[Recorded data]
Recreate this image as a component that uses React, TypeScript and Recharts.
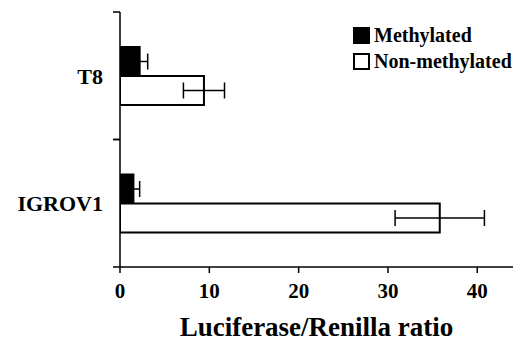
import React from "react";
import { BarChart, Bar, XAxis, YAxis, ErrorBar, Legend, Label } from "recharts";

const categories = ["T8", "IGROV1"];
const methylated = [2.2, 1.5];
const methylatedErr = [0.9, 0.7];
const nonMethylated = [9.4, 35.8];
const nonMethylatedErr = [2.3, 5.0];
const xTicks = [0, 10, 20, 30, 40];
const seriesNames = ["Methylated", "Non-methylated"];
const xTitle = "Luciferase/Renilla ratio";

const data = categories.map((name, i) => ({
  name,
  meth: methylated[i],
  methErr: methylatedErr[i],
  non: nonMethylated[i],
  nonErr: nonMethylatedErr[i],
}));

const FONT = "'Liberation Serif', 'Times New Roman', serif";
const Y_TICK = 7;
const Y_MARGIN = 10;

const YTick = (props: any) => {
  const { x, y, payload } = props;
  const off = typeof payload?.offset === "number" && payload.offset > 0 ? payload.offset : 63.75;
  const ax = x + Y_MARGIN + Y_TICK;
  return (
    <g>
      <line x1={ax - Y_TICK} x2={ax} y1={y - off} y2={y - off} stroke="#000" strokeWidth={1.5} />
      <line x1={ax - Y_TICK} x2={ax} y1={y + off} y2={y + off} stroke="#000" strokeWidth={1.5} />
      <text x={x} y={y} dy="0.36em" textAnchor="end" fontFamily={FONT} fontWeight="bold" fontSize={22} fill="#000">
        {payload.value}
      </text>
    </g>
  );
};

const LegendContent = (props: any) => {
  const payload = props.payload || [];
  return (
    <div style={{ fontFamily: FONT, fontWeight: "bold", fontSize: 20, color: "#000" }}>
      {payload.map((p: any, i: number) => (
        <div key={i} style={{ display: "flex", alignItems: "center", height: 26, whiteSpace: "nowrap" }}>
          <span
            style={{
              display: "inline-block",
              width: 13,
              height: 13,
              border: "2px solid #000",
              background: p.color,
              marginRight: 4,
            }}
          />
          <span>{p.value}</span>
        </div>
      ))}
    </div>
  );
};

export default function App() {
  return (
    <BarChart
      width={516}
      height={333}
      data={data}
      layout="vertical"
      margin={{ top: 4, right: 11, bottom: 2, left: 0 }}
      barGap={0}
      barSize={29}
    >
      <XAxis
        type="number"
        domain={[0, 44]}
        ticks={xTicks}
        allowDataOverflow
        height={72}
        tickSize={6}
        tickMargin={10}
        axisLine={{ stroke: "#000", strokeWidth: 1.5 }}
        tickLine={{ stroke: "#000", strokeWidth: 1.5 }}
        tick={{ fill: "#000", fontFamily: FONT, fontWeight: "bold", fontSize: 21 }}
      >
        <Label
          value={xTitle}
          position="insideBottom"
          offset={3}
          style={{ fill: "#000", fontFamily: FONT, fontWeight: "bold", fontSize: 27 }}
        />
      </XAxis>
      <YAxis
        type="category"
        dataKey="name"
        width={112}
        tickSize={Y_TICK}
        tickMargin={Y_MARGIN}
        tickLine={false}
        axisLine={{ stroke: "#000", strokeWidth: 1.5 }}
        tick={<YTick />}
        interval={0}
      />
      <Legend
        layout="horizontal"
        verticalAlign="middle"
        align="center"
        content={<LegendContent />}
        wrapperStyle={{ left: 345, top: 14, width: "auto", height: "auto" }}
      />
      <Bar dataKey="meth" name={seriesNames[0]} fill="#000" stroke="#000" strokeWidth={2} isAnimationActive={false}>
        <ErrorBar dataKey="methErr" direction="x" width={8} stroke="#000" strokeWidth={1.5} />
      </Bar>
      <Bar dataKey="non" name={seriesNames[1]} fill="#fff" stroke="#000" strokeWidth={2} isAnimationActive={false}>
        <ErrorBar dataKey="nonErr" direction="x" width={8} stroke="#000" strokeWidth={1.5} />
      </Bar>
    </BarChart>
  );
}
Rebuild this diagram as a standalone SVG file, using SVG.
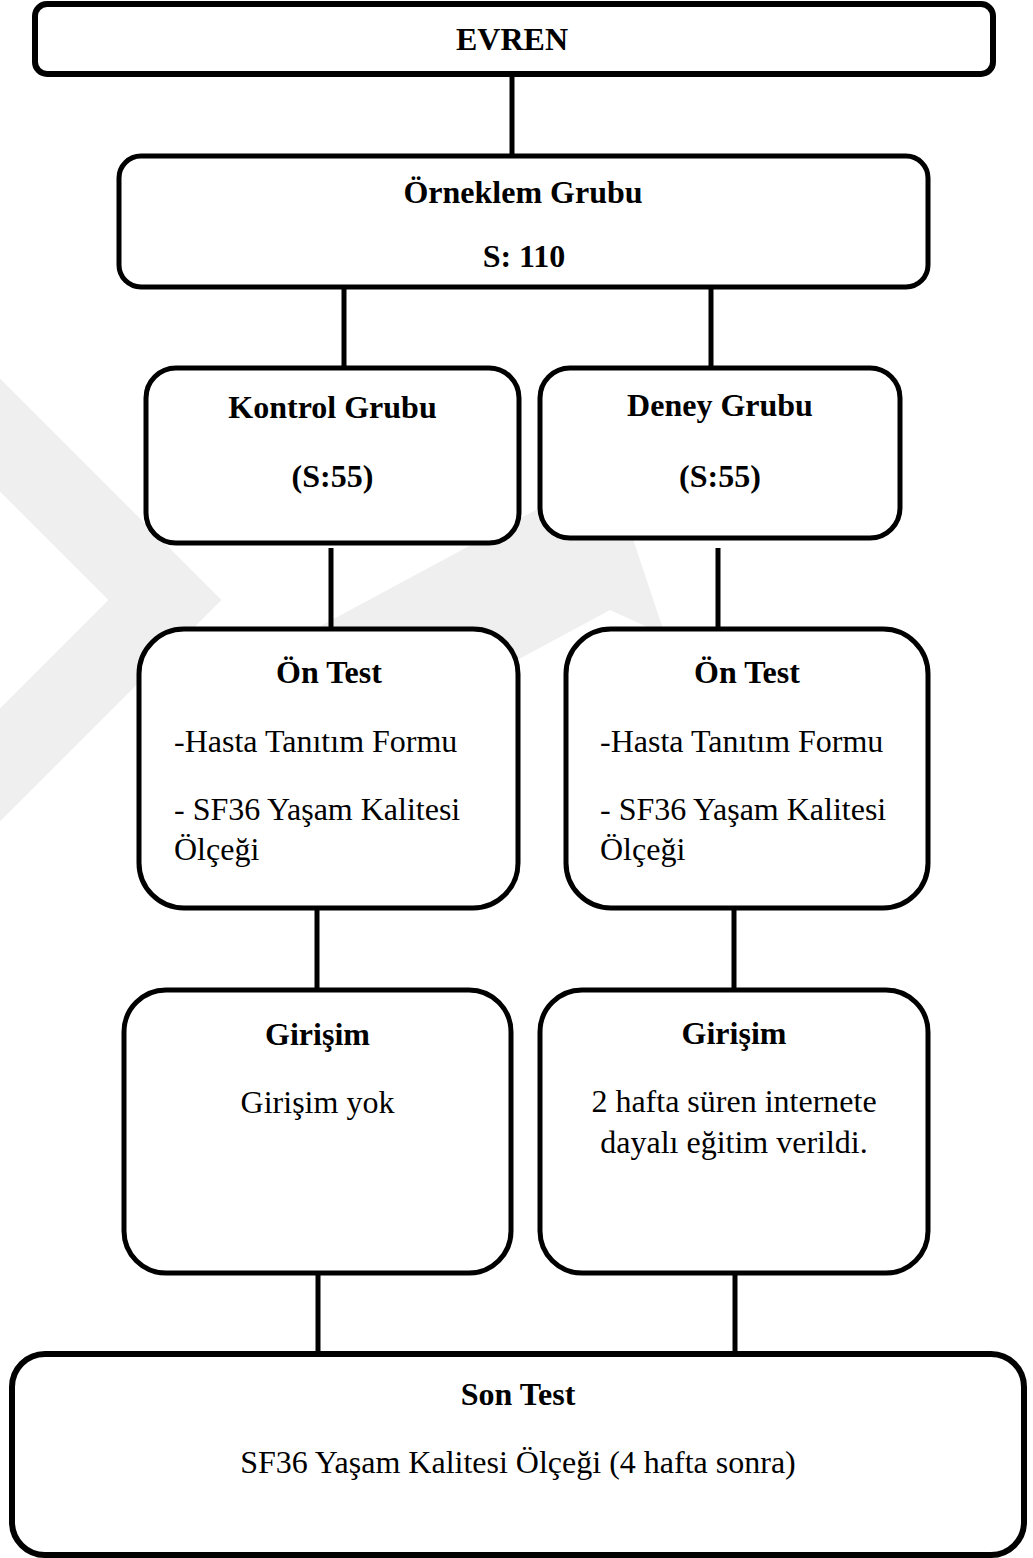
<svg xmlns="http://www.w3.org/2000/svg" width="1033" height="1558" viewBox="0 0 1033 1558">
<style>
.box{fill:#fff;stroke:#000;stroke-width:5}
.thick{stroke-width:6}
.ln{stroke:#000;stroke-width:5;fill:none}
.wm{fill:none;stroke:#efefef;stroke-width:80;stroke-linejoin:miter}
.wmf{fill:#efefef;stroke:none}
text{font-family:"Liberation Serif","Times New Roman",serif;font-size:32px;fill:#000}
.b{font-weight:bold}
.c{text-anchor:middle}
</style>
<rect width="1033" height="1558" fill="#fff"/>
<g id="watermark">
<path class="wm" d="M -80,355 L 165,600 L -80,845"/>
<polygon class="wmf" points="250,664 610,470 665,635 610,610 250,804"/>
</g>
<g id="connectors">
<line class="ln" x1="512" y1="76" x2="512" y2="156"/>
<line class="ln" x1="344" y1="287" x2="344" y2="368"/>
<line class="ln" x1="711" y1="287" x2="711" y2="368"/>
<line class="ln" x1="331" y1="548" x2="331" y2="629"/>
<line class="ln" x1="718" y1="548" x2="718" y2="629"/>
<line class="ln" x1="317" y1="908" x2="317" y2="990"/>
<line class="ln" x1="734" y1="908" x2="734" y2="990"/>
<line class="ln" x1="318" y1="1273" x2="318" y2="1354"/>
<line class="ln" x1="735" y1="1273" x2="735" y2="1354"/>
</g>
<g id="evren">
<rect class="box thick" x="35" y="4" width="958" height="70" rx="12"/>
<text class="b c" x="512" y="50">EVREN</text>
</g>
<g id="orneklem">
<rect class="box" x="119" y="156" width="809" height="131" rx="22"/>
<text class="b c" x="523" y="203">Örneklem Grubu</text>
<text class="b c" x="524" y="267">S: 110</text>
</g>
<g id="kontrol">
<rect class="box" x="146" y="368" width="373" height="175" rx="30"/>
<text class="b c" x="332.5" y="418">Kontrol Grubu</text>
<text class="b c" x="332.5" y="487">(S:55)</text>
</g>
<g id="deney">
<rect class="box" x="540" y="368" width="360" height="170" rx="30"/>
<text class="b c" x="720" y="416">Deney Grubu</text>
<text class="b c" x="720" y="487">(S:55)</text>
</g>
<g id="ontest-kontrol">
<rect class="box" x="139" y="629" width="379" height="279" rx="45"/>
<text class="b c" x="329" y="683">Ön Test</text>
<text x="174" y="752">-Hasta Tanıtım Formu</text>
<text x="174" y="820">- SF36 Yaşam Kalitesi</text>
<text x="174" y="860">Ölçeği</text>
</g>
<g id="ontest-deney">
<rect class="box" x="566" y="629" width="362" height="279" rx="45"/>
<text class="b c" x="747" y="683">Ön Test</text>
<text x="600" y="752">-Hasta Tanıtım Formu</text>
<text x="600" y="820">- SF36 Yaşam Kalitesi</text>
<text x="600" y="860">Ölçeği</text>
</g>
<g id="girisim-kontrol">
<rect class="box" x="124" y="990" width="387" height="283" rx="42"/>
<text class="b c" x="317.5" y="1045">Girişim</text>
<text class="c" x="317.5" y="1113">Girişim yok</text>
</g>
<g id="girisim-deney">
<rect class="box" x="540" y="990" width="388" height="283" rx="42"/>
<text class="b c" x="734" y="1044">Girişim</text>
<text class="c" x="734" y="1112">2 hafta süren internete</text>
<text class="c" x="734" y="1153">dayalı eğitim verildi.</text>
</g>
<g id="sontest">
<rect class="box thick" x="12" y="1354" width="1012" height="201" rx="33"/>
<text class="b c" x="518" y="1405">Son Test</text>
<text class="c" x="518" y="1473">SF36 Yaşam Kalitesi Ölçeği (4 hafta sonra)</text>
</g>
</svg>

### What is asked
Every record above should come back exactly, but without its pictures.

### Exercise answer
Recreate this image as a component that uses React, TypeScript and Recharts.
import React from "react";
import { BarChart, Bar, XAxis, YAxis, ErrorBar, Legend, Label } from "recharts";

const categories = ["T8", "IGROV1"];
const methylated = [2.2, 1.5];
const methylatedErr = [0.9, 0.7];
const nonMethylated = [9.4, 35.8];
const nonMethylatedErr = [2.3, 5.0];
const xTicks = [0, 10, 20, 30, 40];
const seriesNames = ["Methylated", "Non-methylated"];
const xTitle = "Luciferase/Renilla ratio";

const data = categories.map((name, i) => ({
  name,
  meth: methylated[i],
  methErr: methylatedErr[i],
  non: nonMethylated[i],
  nonErr: nonMethylatedErr[i],
}));

const FONT = "'Liberation Serif', 'Times New Roman', serif";
const Y_TICK = 7;
const Y_MARGIN = 10;

const YTick = (props: any) => {
  const { x, y, payload } = props;
  const off = typeof payload?.offset === "number" && payload.offset > 0 ? payload.offset : 63.75;
  const ax = x + Y_MARGIN + Y_TICK;
  return (
    <g>
      <line x1={ax - Y_TICK} x2={ax} y1={y - off} y2={y - off} stroke="#000" strokeWidth={1.5} />
      <line x1={ax - Y_TICK} x2={ax} y1={y + off} y2={y + off} stroke="#000" strokeWidth={1.5} />
      <text x={x} y={y} dy="0.36em" textAnchor="end" fontFamily={FONT} fontWeight="bold" fontSize={22} fill="#000">
        {payload.value}
      </text>
    </g>
  );
};

const LegendContent = (props: any) => {
  const payload = props.payload || [];
  return (
    <div style={{ fontFamily: FONT, fontWeight: "bold", fontSize: 20, color: "#000" }}>
      {payload.map((p: any, i: number) => (
        <div key={i} style={{ display: "flex", alignItems: "center", height: 26, whiteSpace: "nowrap" }}>
          <span
            style={{
              display: "inline-block",
              width: 13,
              height: 13,
              border: "2px solid #000",
              background: p.color,
              marginRight: 4,
            }}
          />
          <span>{p.value}</span>
        </div>
      ))}
    </div>
  );
};

export default function App() {
  return (
    <BarChart
      width={516}
      height={333}
      data={data}
      layout="vertical"
      margin={{ top: 4, right: 11, bottom: 2, left: 0 }}
      barGap={0}
      barSize={29}
    >
      <XAxis
        type="number"
        domain={[0, 44]}
        ticks={xTicks}
        allowDataOverflow
        height={72}
        tickSize={6}
        tickMargin={10}
        axisLine={{ stroke: "#000", strokeWidth: 1.5 }}
        tickLine={{ stroke: "#000", strokeWidth: 1.5 }}
        tick={{ fill: "#000", fontFamily: FONT, fontWeight: "bold", fontSize: 21 }}
      >
        <Label
          value={xTitle}
          position="insideBottom"
          offset={3}
          style={{ fill: "#000", fontFamily: FONT, fontWeight: "bold", fontSize: 27 }}
        />
      </XAxis>
      <YAxis
        type="category"
        dataKey="name"
        width={112}
        tickSize={Y_TICK}
        tickMargin={Y_MARGIN}
        tickLine={false}
        axisLine={{ stroke: "#000", strokeWidth: 1.5 }}
        tick={<YTick />}
        interval={0}
      />
      <Legend
        layout="horizontal"
        verticalAlign="middle"
        align="center"
        content={<LegendContent />}
        wrapperStyle={{ left: 345, top: 14, width: "auto", height: "auto" }}
      />
      <Bar dataKey="meth" name={seriesNames[0]} fill="#000" stroke="#000" strokeWidth={2} isAnimationActive={false}>
        <ErrorBar dataKey="methErr" direction="x" width={8} stroke="#000" strokeWidth={1.5} />
      </Bar>
      <Bar dataKey="non" name={seriesNames[1]} fill="#fff" stroke="#000" strokeWidth={2} isAnimationActive={false}>
        <ErrorBar dataKey="nonErr" direction="x" width={8} stroke="#000" strokeWidth={1.5} />
      </Bar>
    </BarChart>
  );
}
Rebuild this diagram as a standalone SVG file, using SVG.
<svg xmlns="http://www.w3.org/2000/svg" width="1033" height="1558" viewBox="0 0 1033 1558">
<style>
.box{fill:#fff;stroke:#000;stroke-width:5}
.thick{stroke-width:6}
.ln{stroke:#000;stroke-width:5;fill:none}
.wm{fill:none;stroke:#efefef;stroke-width:80;stroke-linejoin:miter}
.wmf{fill:#efefef;stroke:none}
text{font-family:"Liberation Serif","Times New Roman",serif;font-size:32px;fill:#000}
.b{font-weight:bold}
.c{text-anchor:middle}
</style>
<rect width="1033" height="1558" fill="#fff"/>
<g id="watermark">
<path class="wm" d="M -80,355 L 165,600 L -80,845"/>
<polygon class="wmf" points="250,664 610,470 665,635 610,610 250,804"/>
</g>
<g id="connectors">
<line class="ln" x1="512" y1="76" x2="512" y2="156"/>
<line class="ln" x1="344" y1="287" x2="344" y2="368"/>
<line class="ln" x1="711" y1="287" x2="711" y2="368"/>
<line class="ln" x1="331" y1="548" x2="331" y2="629"/>
<line class="ln" x1="718" y1="548" x2="718" y2="629"/>
<line class="ln" x1="317" y1="908" x2="317" y2="990"/>
<line class="ln" x1="734" y1="908" x2="734" y2="990"/>
<line class="ln" x1="318" y1="1273" x2="318" y2="1354"/>
<line class="ln" x1="735" y1="1273" x2="735" y2="1354"/>
</g>
<g id="evren">
<rect class="box thick" x="35" y="4" width="958" height="70" rx="12"/>
<text class="b c" x="512" y="50">EVREN</text>
</g>
<g id="orneklem">
<rect class="box" x="119" y="156" width="809" height="131" rx="22"/>
<text class="b c" x="523" y="203">Örneklem Grubu</text>
<text class="b c" x="524" y="267">S: 110</text>
</g>
<g id="kontrol">
<rect class="box" x="146" y="368" width="373" height="175" rx="30"/>
<text class="b c" x="332.5" y="418">Kontrol Grubu</text>
<text class="b c" x="332.5" y="487">(S:55)</text>
</g>
<g id="deney">
<rect class="box" x="540" y="368" width="360" height="170" rx="30"/>
<text class="b c" x="720" y="416">Deney Grubu</text>
<text class="b c" x="720" y="487">(S:55)</text>
</g>
<g id="ontest-kontrol">
<rect class="box" x="139" y="629" width="379" height="279" rx="45"/>
<text class="b c" x="329" y="683">Ön Test</text>
<text x="174" y="752">-Hasta Tanıtım Formu</text>
<text x="174" y="820">- SF36 Yaşam Kalitesi</text>
<text x="174" y="860">Ölçeği</text>
</g>
<g id="ontest-deney">
<rect class="box" x="566" y="629" width="362" height="279" rx="45"/>
<text class="b c" x="747" y="683">Ön Test</text>
<text x="600" y="752">-Hasta Tanıtım Formu</text>
<text x="600" y="820">- SF36 Yaşam Kalitesi</text>
<text x="600" y="860">Ölçeği</text>
</g>
<g id="girisim-kontrol">
<rect class="box" x="124" y="990" width="387" height="283" rx="42"/>
<text class="b c" x="317.5" y="1045">Girişim</text>
<text class="c" x="317.5" y="1113">Girişim yok</text>
</g>
<g id="girisim-deney">
<rect class="box" x="540" y="990" width="388" height="283" rx="42"/>
<text class="b c" x="734" y="1044">Girişim</text>
<text class="c" x="734" y="1112">2 hafta süren internete</text>
<text class="c" x="734" y="1153">dayalı eğitim verildi.</text>
</g>
<g id="sontest">
<rect class="box thick" x="12" y="1354" width="1012" height="201" rx="33"/>
<text class="b c" x="518" y="1405">Son Test</text>
<text class="c" x="518" y="1473">SF36 Yaşam Kalitesi Ölçeği (4 hafta sonra)</text>
</g>
</svg>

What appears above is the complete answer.